- [WHAT YOU ARE ASKED TO DO]: Leave out the pictures and retype only the lines from the opening line to the line that holds "plt.rcParams['font.family'] = ['Liberation", both ends included.

- [DATASET ROWS]:
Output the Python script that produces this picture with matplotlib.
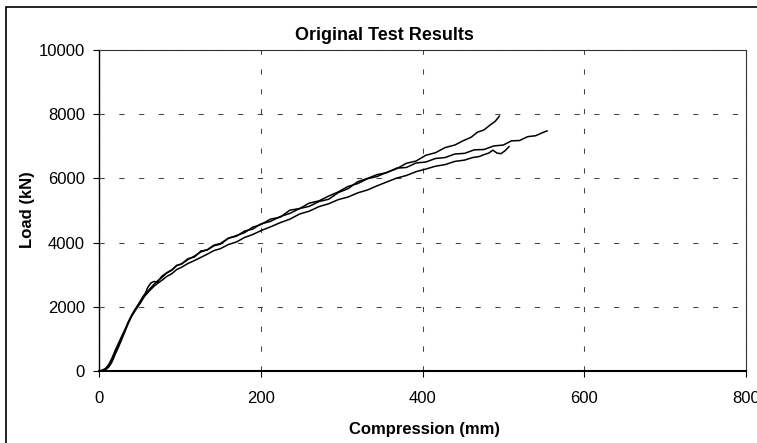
import matplotlib.pyplot as plt
from matplotlib.patches import Rectangle

plt.rcParams['font.family'] = ['Liberation Sans', 'DejaVu Sans']

# test curves (compression mm, load kN)
xa = [0, 4, 8, 12, 16, 20, 24, 28, 32, 36, 40, 44, 48, 52, 56, 60, 64, 68, 72, 78, 84, 90, 96, 102,
      110, 118, 126, 134, 142, 150, 160, 170, 180, 190, 200, 212, 224, 236, 248, 260, 272, 284, 296,
      308, 320, 332, 344, 356, 368, 380, 392, 404, 416, 428, 440, 450, 460, 468, 476, 484, 490, 495]
ya = [0, 15, 50, 150, 320, 560, 790, 1000, 1230, 1470, 1700, 1850, 2000, 2150, 2330, 2590, 2740, 2790,
      2760, 2960, 3060, 3150, 3290, 3330, 3500, 3550, 3740, 3770, 3900, 3950, 4130, 4220, 4310, 4480,
      4560, 4730, 4790, 5010, 5060, 5230, 5300, 5450, 5580, 5750, 5840, 5990, 6060, 6190, 6300, 6470,
      6540, 6720, 6800, 6960, 7040, 7170, 7280, 7440, 7510, 7670, 7780, 7940]

xb = [0, 4, 8, 12, 16, 20, 24, 28, 32, 36, 40, 44, 48, 52, 56, 60, 64, 68, 72, 78, 84, 90, 96, 102,
      110, 118, 126, 134, 142, 150, 160, 170, 180, 190, 200, 212, 224, 236, 248, 260, 272, 284, 296,
      308, 320, 332, 344, 356, 368, 380, 392, 404, 416, 428, 440, 452, 464, 476, 488, 500, 510, 520,
      530, 540, 548, 554]
yb = [0, 10, 40, 120, 280, 520, 740, 980, 1250, 1500, 1690, 1880, 2050, 2220, 2380, 2480, 2590, 2700,
      2800, 2920, 3060, 3140, 3280, 3340, 3470, 3580, 3710, 3780, 3920, 3970, 4140, 4200, 4360, 4420,
      4580, 4660, 4810, 4910, 5060, 5130, 5280, 5350, 5560, 5680, 5900, 6000, 6120, 6180, 6320, 6340,
      6480, 6510, 6620, 6650, 6760, 6780, 6890, 6900, 7010, 7040, 7170, 7180, 7300, 7330, 7420, 7480]

xc = [0, 4, 8, 12, 16, 20, 24, 28, 32, 36, 40, 44, 48, 52, 56, 60, 64, 68, 72, 78, 84, 90, 96, 102,
      110, 118, 126, 134, 142, 150, 160, 170, 180, 190, 200, 212, 224, 236, 248, 260, 272, 284, 296,
      308, 320, 332, 344, 356, 368, 380, 392, 404, 416, 428, 440, 452, 462, 470, 476, 482, 487, 492,
      497, 502, 507]
yc = [0, 25, 80, 200, 400, 640, 860, 1080, 1290, 1520, 1720, 1900, 2040, 2170, 2320, 2430, 2540, 2640,
      2720, 2830, 2950, 3030, 3160, 3230, 3350, 3440, 3540, 3640, 3750, 3810, 3940, 4020, 4160, 4250,
      4370, 4490, 4620, 4730, 4890, 4980, 5120, 5210, 5340, 5420, 5550, 5640, 5770, 5890, 6010, 6090,
      6210, 6290, 6380, 6430, 6530, 6570, 6650, 6680, 6740, 6790, 6880, 6790, 6770, 6860, 6990]

xticks = [0, 200, 400, 600, 800]
yticks = [0, 2000, 4000, 6000, 8000, 10000]

W, H = 757, 443
fig = plt.figure(figsize=(W / 100, H / 100), dpi=100)
ax = fig.add_axes([99 / W, 1 - 371 / H, (746 - 99) / W, (371 - 50) / H])

for x, y in [(xa, ya), (xb, yb), (xc, yc)]:
    ax.plot(x, y, color='black', lw=1.1)

ax.set_xlim(0, 800)
ax.set_ylim(0, 10000)
ax.set_xticks(xticks)
ax.set_yticks(yticks)
ax.tick_params(axis='both', direction='out', length=4.3, width=0.8, labelsize=12, color='black')
ax.tick_params(axis='x', pad=10)
ax.tick_params(axis='y', pad=5.8)
ax.grid(True, color='#444444', lw=0.75, linestyle=(0, (5, 14)))
ax.set_axisbelow(True)

ax.spines['left'].set_linewidth(1.0)
ax.spines['bottom'].set_linewidth(1.5)
for s in ['top', 'right']:
    ax.spines[s].set_linewidth(0.8)
    ax.spines[s].set_color('#333333')

fig.text(384 / W, 1 - 40 / H, 'Original Test Results', ha='center', va='baseline',
         fontsize=13, fontweight='bold')
fig.text(424 / W, 1 - 434 / H, 'Compression (mm)', ha='center', va='baseline',
         fontsize=12, fontweight='bold')
fig.text(35 / W, 1 - 210 / H, 'Load (kN)', ha='right', va='center', rotation=90,
         fontsize=12, fontweight='bold')

# chart area border (runs off the right and bottom edge)
fig.patches.append(Rectangle((6 / W, -0.1), 2, 1.1 - 7 / H, transform=fig.transFigure,
                             fill=False, edgecolor='black', lw=1.2, clip_on=False))

fig.savefig('out.png', dpi=100)
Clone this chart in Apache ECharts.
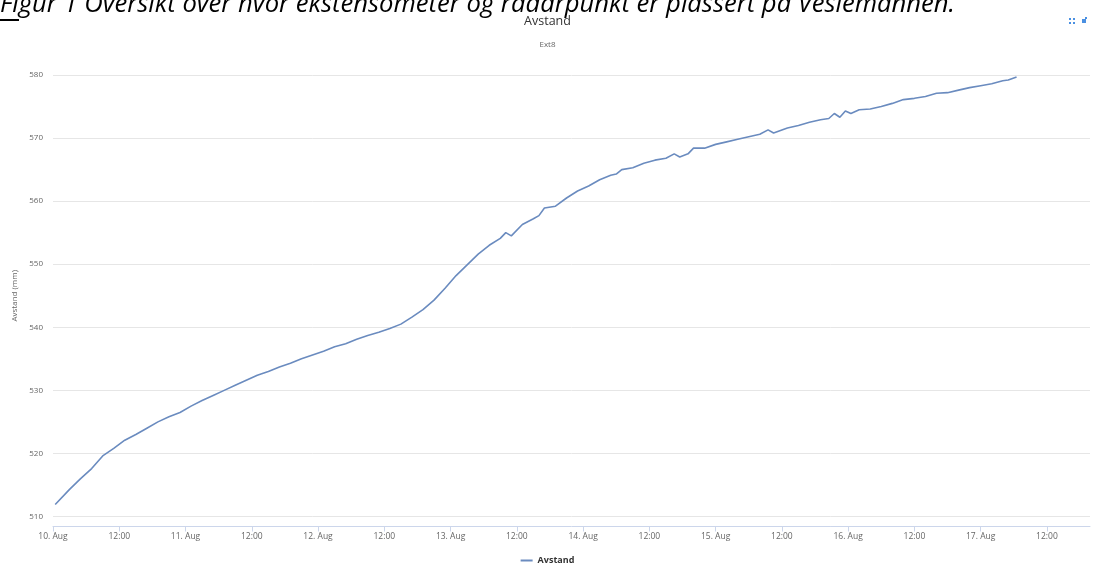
<!DOCTYPE html>
<html>
<head>
<meta charset="utf-8">
<script src="https://cdn.jsdelivr.net/npm/echarts@6/dist/echarts.min.js"></script>
<style>
html,body{margin:0;padding:0;background:#fff;}
#c{width:1095px;height:563px;}
</style>
</head>
<body>
<div id="c"></div>
<script>
// Hours since 10 Aug 00:00
const hours = [0.4,3,5,7,9,11,13,15,17,19,21,23,25,27,29,31,33,35,37,39,41,43,45,47,49,51,53,55,57,59,61,63,65,67,69,71,73,75,77,79,81,82,83,85,87,88,89,91,93,95,97,99,101,102,103,105,107,109,111,112.5,113.5,115,116,118,120,122,124,126,128,129.5,130.5,133,135,137,139,140.5,141.5,142.5,143.5,144.5,146,148,150,152,154,156,158,160,162,164,166,168,170,172,173,174.5];
const values = [511.9,514.3,516.0,517.6,519.6,520.8,522.1,523.0,524.0,525.0,525.8,526.5,527.5,528.4,529.2,530.0,530.8,531.6,532.4,533.0,533.7,534.3,535.0,535.6,536.2,536.9,537.4,538.1,538.7,539.2,539.8,540.5,541.6,542.8,544.3,546.2,548.2,549.9,551.6,553.0,554.1,555.0,554.5,556.3,557.2,557.7,558.9,559.2,560.5,561.6,562.4,563.4,564.1,564.3,565.0,565.3,566.0,566.5,566.8,567.5,567.0,567.5,568.4,568.4,569.0,569.4,569.8,570.2,570.6,571.3,570.8,571.6,572.0,572.5,572.9,573.1,573.9,573.3,574.3,573.9,574.5,574.6,575.0,575.5,576.1,576.3,576.6,577.1,577.2,577.6,578.0,578.3,578.6,579.1,579.2,579.7];
const seriesName = 'Avstand';
const titleText = 'Avstand';
const subtitleText = 'Ext8';
const yAxisName = 'Avstand (mm)';
const captionText = 'Figur 1 Oversikt over hvor ekstensometer og radarpunkt er plassert på Veslemannen.';

const HOUR = 3600000;
const base = Date.UTC(2018, 7, 10, 0, 0);
const data = hours.map((h, i) => [base + h * HOUR, values[i]]);

const chart = echarts.init(document.getElementById('c'), null, {renderer: 'canvas'});
chart.setOption({
  animation: false,
  title: [
    {text: titleText, left: 'center', top: 10, textStyle: {fontFamily: 'Open Sans', fontSize: 12.5, fontWeight: 'normal', color: '#333'}},
    {text: subtitleText, left: 'center', top: 36, textStyle: {fontFamily: 'Open Sans', fontSize: 8, fontWeight: 'normal', color: '#666'}}
  ],
  legend: {
    data: [seriesName], bottom: -7, left: 'center', itemWidth: 12, itemHeight: 2, icon: 'rect',
    textStyle: {fontFamily: 'Open Sans', fontSize: 9, fontWeight: 'bold', color: '#333'}
  },
  grid: {left: 53, right: 5, top: 75, bottom: 46.5},
  xAxis: {
    type: 'value',
    min: base,
    max: base + 187.8 * HOUR,
    interval: 12 * HOUR,
    offset: 10,
    splitLine: {show: false},
    axisLine: {show: true, lineStyle: {color: '#ccd6eb', width: 1}},
    axisTick: {show: true, length: 5, lineStyle: {color: '#ccd6eb'}},
    axisLabel: {
      showMaxLabel: false, margin: 6, color: '#666', fontFamily: 'Open Sans', fontSize: 8.5,
      formatter: function (v) {
        const d = new Date(v);
        if (d.getUTCMinutes() !== 0) return '';
        const h = d.getUTCHours();
        if (h === 0) return d.getUTCDate() + '. Aug';
        if (h === 12) return '12:00';
        return '';
      }
    }
  },
  yAxis: {
    type: 'value', min: 510, max: 580, interval: 10,
    name: yAxisName, nameLocation: 'middle', nameGap: 27,
    nameTextStyle: {color: '#666', fontFamily: 'Open Sans', fontSize: 8},
    axisLine: {show: false}, axisTick: {show: false},
    axisLabel: {color: '#666', fontFamily: 'Open Sans', fontSize: 8, margin: 10},
    splitLine: {lineStyle: {color: '#e6e6e6', width: 1}}
  },
  series: [{
    name: seriesName, type: 'line', data: data, showSymbol: false, smooth: false,
    lineStyle: {color: '#6a8bbf', width: 1.6}, itemStyle: {color: '#6a8bbf'}
  }],
  graphic: [
    {type: 'text', left: 0, top: -8, style: {text: captionText, font: 'italic 25.6px "Open Sans"', fill: '#000'}},
    {type: 'rect', shape: {x: 0, y: 19, width: 19, height: 2}, style: {fill: '#000'}},
    {type: 'rect', shape: {x: 1069, y: 18, width: 2, height: 2}, style: {fill: '#4a90e2'}},
    {type: 'rect', shape: {x: 1073, y: 18, width: 2, height: 2}, style: {fill: '#4a90e2'}},
    {type: 'rect', shape: {x: 1069, y: 22, width: 2, height: 2}, style: {fill: '#4a90e2'}},
    {type: 'rect', shape: {x: 1073, y: 22, width: 2, height: 2}, style: {fill: '#4a90e2'}},
    {type: 'rect', shape: {x: 1082, y: 19, width: 4, height: 4}, style: {fill: '#4a90e2'}},
    {type: 'rect', shape: {x: 1085, y: 17, width: 2, height: 2}, style: {fill: '#4a90e2'}}
  ]
});
</script>
</body>
</html>
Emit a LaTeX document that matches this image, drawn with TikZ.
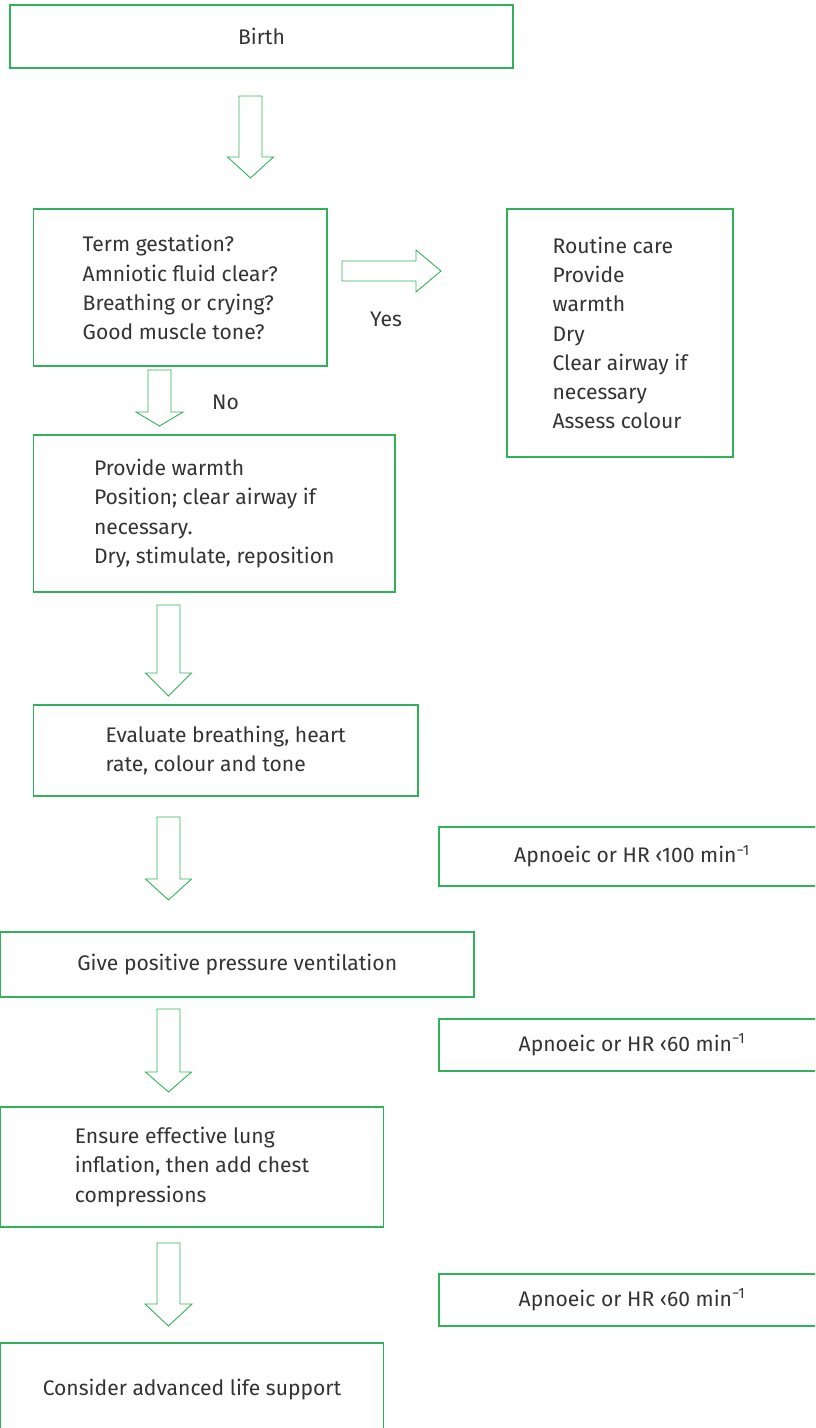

- [FINAL RESULT]:
Output the Python script that produces this picture with matplotlib.
import matplotlib.pyplot as plt
from matplotlib.patches import Rectangle

plt.rcParams['font.family'] = ['Liberation Sans', 'DejaVu Sans']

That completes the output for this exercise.